また、EAT治療5回目に経験した、とても元気でやる気に満ち溢れた経験が、その後の活動につながるきっかけになったと思っています。
娘の場合、発症した小5~中1と、毎日朝から夜まで倦怠感が続いていました。そんな中、久し振りにだるさがない時間を経験し、本人も「だるくないってすごいね!」と大喜び。体調が良いとこんなに色々できるんだ!と思い出したようです。もしも病気でなかったら、毎日だるくないし元気に過ごせているはず。病気が憎いです。
中1の春~秋にかけて治療を行い、波はあるものの時折すごく元気な姿を見せてくれました。治ったのか?と思う程一番元気だったのは冬休みに入った頃。みんなが休みだという安心感も大きかったと言っていましたが、連日ひとりで外出していました。20,000歩近く、1日で歩き回った日も!体調が良くて、どこかに出かけられることが楽しくて仕方なかったようです。
これは、治療を行って体調が良い日を経験したおかげだと思っています。
1年後
1年後、中2になった現在ですが、まだ起立性調節障害が治った訳ではありません。しかし、体調が良い日は増えました。
だるさが減り、治療5回目でやる気が出たことをきっかけに、色々と自分から動きだせるようになりました(今はダイエットを兼ねて筋トレ・料理に目覚めています)。
学校には、ほぼ毎日午後から登校できるようになりました(保健室登校ですが)。

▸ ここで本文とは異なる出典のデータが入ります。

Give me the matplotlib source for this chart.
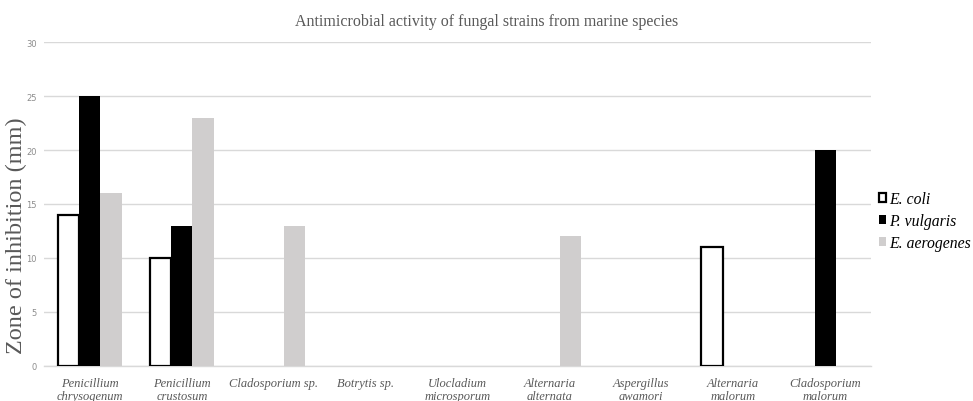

また、適応指導教室に通室する準備を進めているので、自分でバスに乗って通ったりもしています。少しずつですが、良くなってきていると思うので、焦らず見守り中です。
何が効果があるのか分からない中、だるさが減るきっかけになったこの治療は良かったのではないかと思います。同じ病気の方、ご家族の方、これと言った治療法がないため長い時間この病と闘っていらっしゃると思います。わたしもその一人で、ネットで色々と情報収集し、良いと言われていることを試してきました。このEAT治療もその一つ。体験談として記しておこうと思いました。この治療が気になっている方の参考になれば幸いです。そして少しでも体調が良くなり元気な姿で過ごせますように。
お読みいただきまして、ありがとうございました。